Monday, October 19, 2009

The Pepper Room


Adding a vivid montage of colors, the "pepper room" as we refer to it, helps to brighten up the normally drab root cellar. This is where we are able to keep the last of our fresh and soon to be dried peppers in good condition all the way into December...the smaller ones anyway. Larger bell and Italian pepper varieties will store fairly well down here for a good month and the smaller mini, pepperoncini, and banana will keep much longer than that. We simply make sure to pick the ones that have started to wrinkle a bit and use those first. Some of the peppers are left in their summer pots, their leaves will begin to shed in the dark but this will keep the peppers fresh longer than if they were removed from the plants.

These hanging peppers will be brought upstairs a few at a time to dry when we begin using our wood stove in November.

We string and dry some of our peppers in the greenhouse but never have enough warm dry weather to complete the task.
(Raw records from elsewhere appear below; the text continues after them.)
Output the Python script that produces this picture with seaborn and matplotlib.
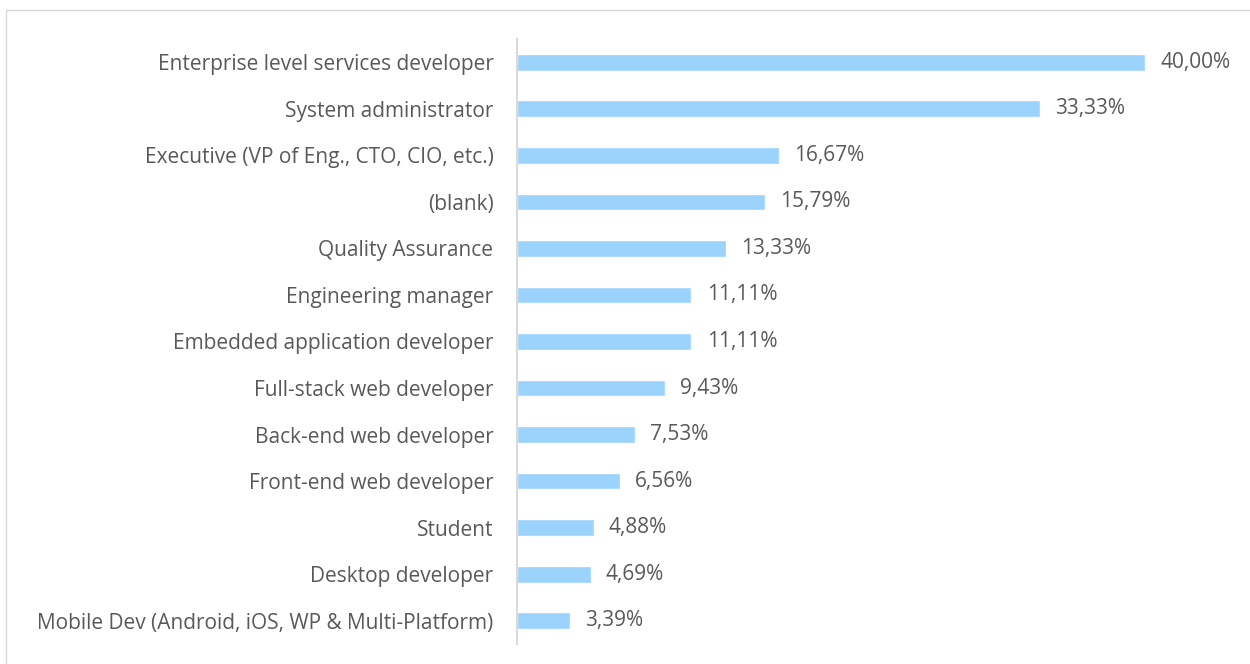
#!/usr/bin/env python3

import matplotlib

matplotlib.use("Agg")
import matplotlib.patches as mpatches
import matplotlib.pyplot as plt
import pandas as pd
import seaborn as sns

# Data.
roles = [
    "Enterprise level services developer",
    "System administrator",
    "Executive (VP of Eng., CTO, CIO, etc.)",
    "(blank)",
    "Quality Assurance",
    "Engineering manager",
    "Embedded application developer",
    "Full-stack web developer",
    "Back-end web developer",
    "Front-end web developer",
    "Student",
    "Desktop developer",
    "Mobile Dev (Android, iOS, WP & Multi-Platform)",
]
shares = [40.00, 33.33, 16.67, 15.79, 13.33, 11.11, 11.11, 9.43, 7.53, 6.56, 4.88, 4.69, 3.39]

BAR_COLOR = "#9BD3FD"
TEXT_COLOR = "#595959"
LINE_COLOR = "#D9D9D9"
FONT_SIZE = 15

sns.set_style("white")
plt.rcParams["font.family"] = ["Open Sans", "DejaVu Sans"]

df = pd.DataFrame({"role": roles, "share": shares})

fig = plt.figure(figsize=(12.5, 6.64), dpi=100)

# Light frame around the chart area (cut off at right/bottom like the source).
fig.patches.append(
    mpatches.Rectangle(
        (6 / 1250, -0.05), 1.1, 1 - 10 / 664 + 0.05,
        transform=fig.transFigure, fill=False, edgecolor=LINE_COLOR, linewidth=1,
    )
)

ax = fig.add_axes([517 / 1250, 20 / 664, 693 / 1250, 605 / 664])
sns.barplot(
    data=df, x="share", y="role", orient="h", color=BAR_COLOR,
    saturation=1, width=0.36, ax=ax,
)

ax.set_xlim(0, 693 / 15.7)
ax.set_ylim(len(roles) - 0.5, -0.5)
ax.set_xlabel("")
ax.set_ylabel("")
ax.set_xticks([])
for side in ["top", "right", "bottom"]:
    ax.spines[side].set_visible(False)
ax.spines["left"].set_color(LINE_COLOR)
ax.spines["left"].set_linewidth(1.5)
ax.tick_params(axis="y", length=0, pad=17, labelsize=FONT_SIZE, labelcolor=TEXT_COLOR)

for i, value in enumerate(shares):
    ax.annotate(
        f"{value:.2f}%".replace(".", ","),
        xy=(value, i), xytext=(11, 0), textcoords="offset points",
        ha="left", va="center", fontsize=FONT_SIZE, color=TEXT_COLOR,
    )

plt.savefig("out.png", dpi=100)
plt.close()
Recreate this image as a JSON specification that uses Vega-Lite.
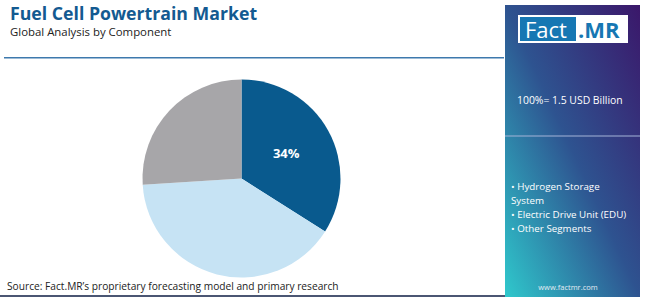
{
  "$schema": "https://vega.github.io/schema/vega-lite/v6.json",
  "padding": 0,
  "background": "white",
  "spacing": 0,
  "config": {"view": {"stroke": null}, "font": "Open Sans"},
  "hconcat": [
    {
      "vconcat": [
        {
          "width": 505,
          "height": 58,
          "data": {"values": [{}]},
          "layer": [
            {"mark": {"type": "text", "text": "Fuel Cell Powertrain Market", "x": 10, "y": 19.5, "align": "left", "baseline": "alphabetic", "font": "Open Sans", "fontWeight": "bold", "fontSize": 17.7, "color": "#135a91"}},
            {"mark": {"type": "text", "text": "Global Analysis by Component", "x": 10, "y": 36, "align": "left", "baseline": "alphabetic", "font": "Open Sans", "fontSize": 11.4, "color": "#222222"}},
            {"mark": {"type": "rect", "x": 4, "x2": 504, "y": 57, "y2": 58.4, "color": "#3d79ad"}}
          ]
        },
        {
          "width": 483,
          "height": 239,
          "data": {"values": [
            {"segment": "Hydrogen Storage System", "share": 34, "rank": 1, "label": "34%"},
            {"segment": "Electric Drive Unit (EDU)", "share": 40, "rank": 2, "label": ""},
            {"segment": "Other Segments", "share": 26, "rank": 3, "label": ""}
          ]},
          "layer": [
            {
              "mark": {"type": "arc", "outerRadius": 99},
              "encoding": {
                "theta": {"field": "share", "type": "quantitative", "stack": true},
                "order": {"field": "rank", "type": "quantitative"},
                "color": {"field": "segment", "type": "nominal", "legend": null,
                  "scale": {"domain": ["Hydrogen Storage System", "Electric Drive Unit (EDU)", "Other Segments"], "range": ["#095a8e", "#c6e3f4", "#a7a6a9"]}}
              }
            },
            {
              "mark": {"type": "text", "radius": 51, "font": "Open Sans", "fontWeight": "bold", "fontSize": 13, "fill": "white"},
              "encoding": {
                "theta": {"field": "share", "type": "quantitative", "stack": true},
                "order": {"field": "rank", "type": "quantitative"},
                "text": {"field": "label"}
              }
            },
            {"data": {"values": [{}]}, "mark": {"type": "text", "text": "Source: Fact.MR\u2019s proprietary forecasting model and primary research", "x": 7, "y": 231, "align": "left", "baseline": "alphabetic", "font": "Open Sans", "fontSize": 10.2, "color": "#222222"}},
            {"data": {"values": [{}]}, "mark": {"type": "rect", "x": 0, "x2": 505, "y": 236, "y2": 239, "color": "#4b5673"}}
          ]
        }
      ],
      "spacing": 0
    },
    {
      "width": 145,
      "height": 297,
      "data": {"values": [{}]},
      "layer": [
        {"mark": {"type": "rect", "x": 0, "x2": 135, "y": 5, "y2": 297,
          "color": {"gradient": "linear", "x1": 1, "y1": 0, "x2": 0, "y2": 1,
            "stops": [{"offset": 0, "color": "#3b176a"}, {"offset": 0.5, "color": "#2e5390"}, {"offset": 1, "color": "#2fc8cc"}]}}},
        {"mark": {"type": "rect", "x": 13, "x2": 123, "y": 15, "y2": 43, "color": "white"}},
        {"mark": {"type": "rect", "x": 15, "x2": 71, "y": 17, "y2": 41, "color": "#1677b3"}},
        {"mark": {"type": "text", "text": "Fact", "x": 20, "y": 38, "align": "left", "baseline": "alphabetic", "font": "Open Sans", "fontSize": 22, "color": "white"}},
        {"mark": {"type": "text", "text": ".MR", "x": 73, "y": 38, "align": "left", "baseline": "alphabetic", "font": "Open Sans", "fontWeight": "bold", "fontSize": 22, "color": "#1677b3"}},
        {"mark": {"type": "text", "text": "100%= 1.5 USD Billion", "x": 12, "y": 104, "align": "left", "baseline": "alphabetic", "font": "Open Sans", "fontSize": 10.4, "color": "white"}},
        {"mark": {"type": "rect", "x": 0, "x2": 135, "y": 135.5, "y2": 136.6, "color": "#a3b4d8"}},
        {"mark": {"type": "text", "text": ["\u2022 Hydrogen Storage", "System", "\u2022 Electric Drive Unit (EDU)", "\u2022 Other Segments"], "x": 6, "y": 190, "lineHeight": 14, "align": "left", "baseline": "alphabetic", "font": "Open Sans", "fontSize": 9.8, "color": "white"}},
        {"mark": {"type": "text", "text": "www.factmr.com", "x": 63, "y": 290, "align": "center", "baseline": "alphabetic", "font": "Open Sans", "fontSize": 7.5, "color": "#e3ebf3"}}
      ]
    }
  ]
}
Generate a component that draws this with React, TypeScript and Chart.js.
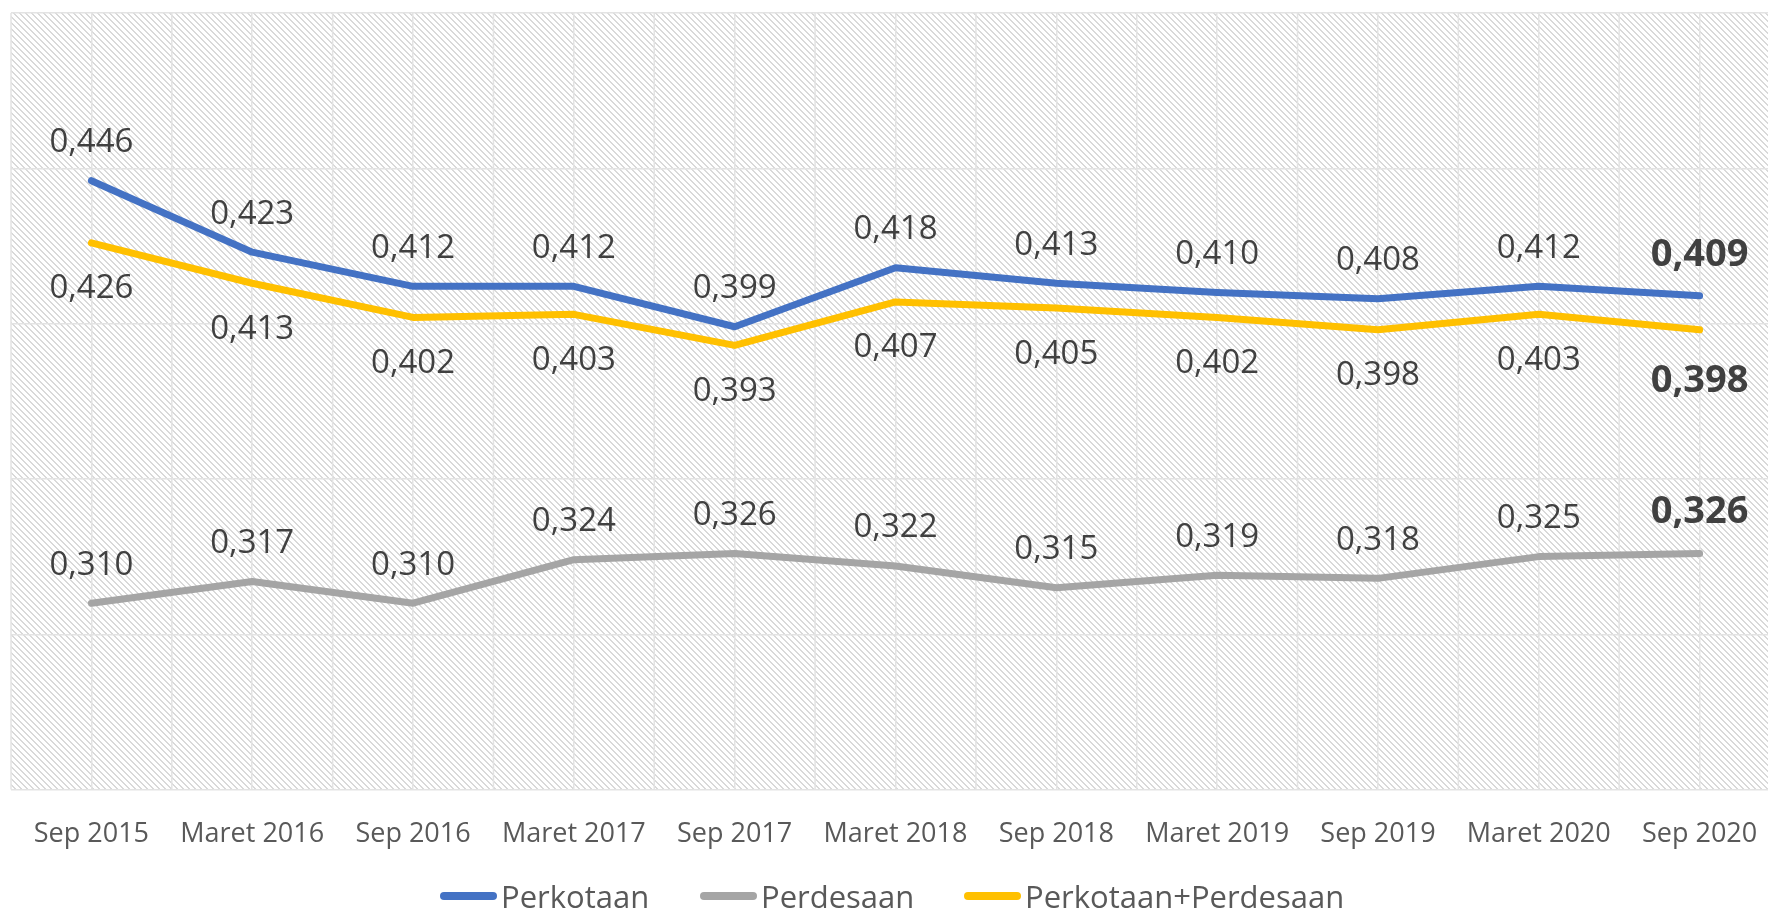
import React, { useEffect, useRef } from "react";
import { Chart, registerables } from "chart.js";

Chart.register(...registerables);

const categories = [
  "Sep 2015", "Maret 2016", "Sep 2016", "Maret 2017", "Sep 2017", "Maret 2018",
  "Sep 2018", "Maret 2019", "Sep 2019", "Maret 2020", "Sep 2020",
];
const perkotaan = [0.446, 0.423, 0.412, 0.412, 0.399, 0.418, 0.413, 0.41, 0.408, 0.412, 0.409];
const perdesaan = [0.31, 0.317, 0.31, 0.324, 0.326, 0.322, 0.315, 0.319, 0.318, 0.325, 0.326];
const gabungan = [0.426, 0.413, 0.402, 0.403, 0.393, 0.407, 0.405, 0.402, 0.398, 0.403, 0.398];
const seriesNames = ["Perkotaan", "Perdesaan", "Perkotaan+Perdesaan"];
const seriesColors = ["#4472C4", "#A5A5A5", "#FFC000"];
const labelSide = [-1, -1, 1]; // -1 above, +1 below
const yMin = 0.25;
const yMax = 0.5;
const yStep = 0.05;

const FONT = "'Open Sans', 'Noto Sans', sans-serif";

function makePattern(ctx: CanvasRenderingContext2D) {
  const c = document.createElement("canvas");
  c.width = 6;
  c.height = 6;
  const g = c.getContext("2d")!;
  g.fillStyle = "#ffffff";
  g.fillRect(0, 0, 6, 6);
  g.fillStyle = "#d9d9d9";
  for (let i = 0; i < 6; i++) {
    g.fillRect(i, i, 1, 1);
    g.fillRect((i + 1) % 6, i, 1, 1);
  }
  return ctx.createPattern(c, "repeat");
}

const backgroundPlugin = {
  id: "hatchBg",
  beforeDraw(chart: any) {
    const { ctx, chartArea } = chart;
    ctx.save();
    const p = makePattern(ctx);
    if (p) ctx.fillStyle = p;
    ctx.fillRect(chartArea.left, chartArea.top, chartArea.right - chartArea.left, chartArea.bottom - chartArea.top);
    ctx.restore();
  },
  beforeDatasetsDraw(chart: any) {
    const { ctx, chartArea } = chart;
    const xs = chart.scales.x;
    ctx.save();
    ctx.strokeStyle = "#e3e3e3";
    ctx.lineWidth = 1.5;
    for (let i = 0; i <= categories.length; i++) {
      const x = xs.getPixelForValue(i - 0.5);
      ctx.beginPath();
      ctx.moveTo(x, chartArea.top);
      ctx.lineTo(x, chartArea.bottom);
      ctx.stroke();
    }
    ctx.restore();
  },
};

const labelPlugin = {
  id: "valueLabels",
  afterDatasetsDraw(chart: any) {
    const { ctx } = chart;
    ctx.save();
    ctx.textAlign = "center";
    ctx.textBaseline = "middle";
    chart.data.datasets.forEach((ds: any, di: number) => {
      const meta = chart.getDatasetMeta(di);
      meta.data.forEach((pt: any, i: number) => {
        const last = i === ds.data.length - 1;
        const txt = Number(ds.data[i]).toFixed(3).replace(".", ",");
        ctx.fillStyle = "#404040";
        ctx.font = last ? `bold 38px ${FONT}` : `33px ${FONT}`;
        const below = labelSide[di] > 0;
        const off = last ? (below ? 51 : 41) : below ? 46 : 38;
        ctx.fillText(txt, pt.x, pt.y + labelSide[di] * off);
      });
    });
    ctx.restore();
  },
};

export default function App() {
  const ref = useRef<HTMLCanvasElement>(null);
  useEffect(() => {
    const cv = ref.current!;
    const chart = new Chart(cv, {
      type: "line",
      data: {
        labels: categories,
        datasets: [perkotaan, perdesaan, gabungan].map((d, i) => ({
          label: seriesNames[i],
          data: d,
          borderColor: seriesColors[i],
          backgroundColor: seriesColors[i],
          borderWidth: 7,
          pointRadius: 0,
          tension: 0,
          borderCapStyle: "round" as const,
          borderJoinStyle: "round" as const,
        })),
      },
      options: {
        responsive: false,
        animation: false,
        layout: { padding: { left: 11, right: 20, top: 13, bottom: 32 } },
        plugins: { legend: { display: false }, tooltip: { enabled: false } },
        scales: {
          x: {
            offset: true,
            grid: { color: "#e3e3e3", lineWidth: 1.5, drawTicks: false, offset: false },
            border: { display: false },
            ticks: { color: "#595959", font: { family: FONT, size: 27 }, padding: 29, maxRotation: 0, autoSkip: false },
          },
          y: {
            min: yMin,
            max: yMax,
            ticks: { display: false, stepSize: yStep },
            grid: { color: "#e3e3e3", lineWidth: 1.5, drawTicks: false },
            border: { display: false },
          },
        },
      },
      plugins: [backgroundPlugin, labelPlugin],
    });
    return () => chart.destroy();
  }, []);

  return (
    <div style={{ position: "fixed", left: 0, top: 0, width: "100vw", height: "100vh", overflow: "hidden", background: "#fff" }}>
      <canvas ref={ref} width={1800} height={912} style={{ position: "absolute", left: 0, top: 0, width: 1800, height: 912 }} />
      {seriesNames.map((n, i) => (
        <div key={n} style={{ position: "absolute", top: 874, left: [440, 700, 964][i], display: "flex", alignItems: "center", height: 44 }}>
          <div style={{ width: 57, height: 8, borderRadius: 4, background: seriesColors[i] }} />
          <span style={{ fontFamily: FONT, fontSize: 31, color: "#595959", whiteSpace: "nowrap", marginLeft: 4, lineHeight: "44px" }}>{n}</span>
        </div>
      ))}
    </div>
  );
}
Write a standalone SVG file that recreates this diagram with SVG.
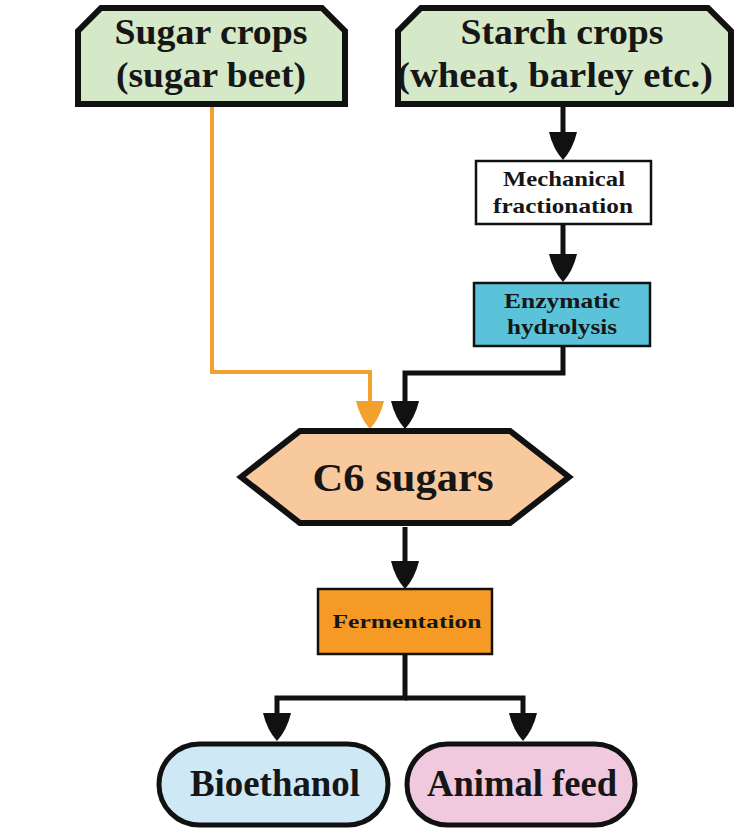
<svg xmlns="http://www.w3.org/2000/svg" width="740" height="829" viewBox="0 0 740 829">
  <style>
    text { font-family: "Liberation Serif", "Times New Roman", serif; font-weight: bold; fill: #161616; text-anchor: middle; }
    .crop { fill: #d5e8c8; stroke: #111; stroke-width: 6; stroke-linejoin: miter; }
    .step { stroke: #111; stroke-width: 2.5; }
    .big { font-size: 35px; }
    .small { font-size: 21px; }
    .link { fill: none; stroke: #111; stroke-width: 5; stroke-linejoin: miter; }
    .link-orange { fill: none; stroke: #f2a12e; stroke-width: 4; stroke-linejoin: miter; }
    .product { stroke: #111; stroke-width: 5; }
  </style>
  <defs>
    <marker id="head" viewBox="0 0 28 28" markerUnits="userSpaceOnUse" markerWidth="28" markerHeight="28" refX="0" refY="14" orient="auto">
      <path d="M0,0 Q17,4 28,14 Q17,24 0,28 Z" fill="#111"/>
    </marker>
    <marker id="head-orange" viewBox="0 0 28 28" markerUnits="userSpaceOnUse" markerWidth="28" markerHeight="28" refX="0" refY="14" orient="auto">
      <path d="M0,0 Q17,4 28,14 Q17,24 0,28 Z" fill="#f2a12e"/>
    </marker>
  </defs>

  <!-- connectors -->
  <g id="connectors">
    <path class="link-orange" d="M212,107 V372 H370 V401" marker-end="url(#head-orange)"/>
    <path class="link" d="M563,107 V132" marker-end="url(#head)"/>
    <path class="link" d="M563,225 V254" marker-end="url(#head)"/>
    <path class="link" d="M563,347 V373 H405 V401" marker-end="url(#head)"/>
    <path class="link" d="M405,527 V561" marker-end="url(#head)"/>
    <path class="link" d="M405,655 V698 H277 V713" marker-end="url(#head)"/>
    <path class="link" d="M405,698 H523 V713" marker-end="url(#head)"/>
  </g>

  <!-- source crops -->
  <g id="sugar-crops">
    <path class="crop" d="M78,31 L101,8 L322,8 L345,31 V104 H78 Z"/>
    <text class="big" x="211" y="44" textLength="193" lengthAdjust="spacingAndGlyphs">Sugar crops</text>
    <text class="big" x="211" y="87" textLength="190" lengthAdjust="spacingAndGlyphs">(sugar beet)</text>
  </g>
  <g id="starch-crops">
    <path class="crop" d="M398,31 L421,8 L708,8 L731,31 V104 H398 Z"/>
    <text class="big" x="562" y="44" textLength="203" lengthAdjust="spacingAndGlyphs">Starch crops</text>
    <text class="big" x="555" y="87" textLength="316" lengthAdjust="spacingAndGlyphs">(wheat, barley etc.)</text>
  </g>

  <!-- starch processing -->
  <g id="mechanical-fractionation">
    <rect class="step" x="476" y="161" width="175" height="63" fill="#ffffff"/>
    <text class="small" x="564" y="186" textLength="122" lengthAdjust="spacingAndGlyphs">Mechanical</text>
    <text class="small" x="563" y="213" textLength="140" lengthAdjust="spacingAndGlyphs">fractionation</text>
  </g>
  <g id="enzymatic-hydrolysis">
    <rect class="step" x="474" y="283" width="176" height="63" fill="#5bc3d9"/>
    <text class="small" x="562" y="308" textLength="116" lengthAdjust="spacingAndGlyphs">Enzymatic</text>
    <text class="small" x="562" y="334" textLength="110" lengthAdjust="spacingAndGlyphs">hydrolysis</text>
  </g>

  <!-- central product -->
  <g id="c6-sugars">
    <polygon points="241,477 300,431 510,431 569,477 510,523 300,523" fill="#f8c99c" stroke="#111" stroke-width="6" stroke-linejoin="miter"/>
    <text x="403" y="491" font-size="41" textLength="181" lengthAdjust="spacingAndGlyphs">C6 sugars</text>
  </g>

  <g id="fermentation">
    <rect class="step" x="318" y="589" width="174" height="65" fill="#f59b25"/>
    <text x="407" y="628" font-size="19" textLength="149" lengthAdjust="spacingAndGlyphs">Fermentation</text>
  </g>

  <!-- end products -->
  <g id="bioethanol">
    <rect class="product" x="159" y="744" width="229" height="81" rx="40.5" fill="#cfe8f6"/>
    <text x="275" y="796" font-size="37" textLength="170" lengthAdjust="spacingAndGlyphs">Bioethanol</text>
  </g>
  <g id="animal-feed">
    <rect class="product" x="407" y="744" width="228" height="81" rx="40.5" fill="#f0c9df"/>
    <text x="522" y="796" font-size="37" textLength="190" lengthAdjust="spacingAndGlyphs">Animal feed</text>
  </g>
</svg>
I try to maintain a cool temperature of around 40° with fairly high humidity as this seems to be about perfect for the peppers and apples stored in this room. This is also where we keep fresh tomatillos, cucumbers, and larger zucchini to use as needed for the next couple months. Most of our green tomatoes are ripening upstairs but a few, especially our Burpee Long Keepers, are kept in the root cellar to slow down that process. The Burpee tomatoes can be used well into February this way. The flavor dissipates with storage age but they are still a worthy rival for any store bought tomato. So as not to lead anyone astray, the Burpee tomatoes don't really taste all that great even in their prime and are grown solely for purposes of storage. Peppers on the other hand not only continue to ripen but also become somewhat sweeter with age.

We also froze a few gallons, and have made an incredible amount of zesty chipotle salsa since the ingredients include a large amount of peppers. One of my goals for next season is to grow jalepenos and make my own chipotles inspired by this great post on Smoking Chipotle Peppers. I absolutely love the smoky hot flavor but balk at the purchase price...it's past time we grew our own.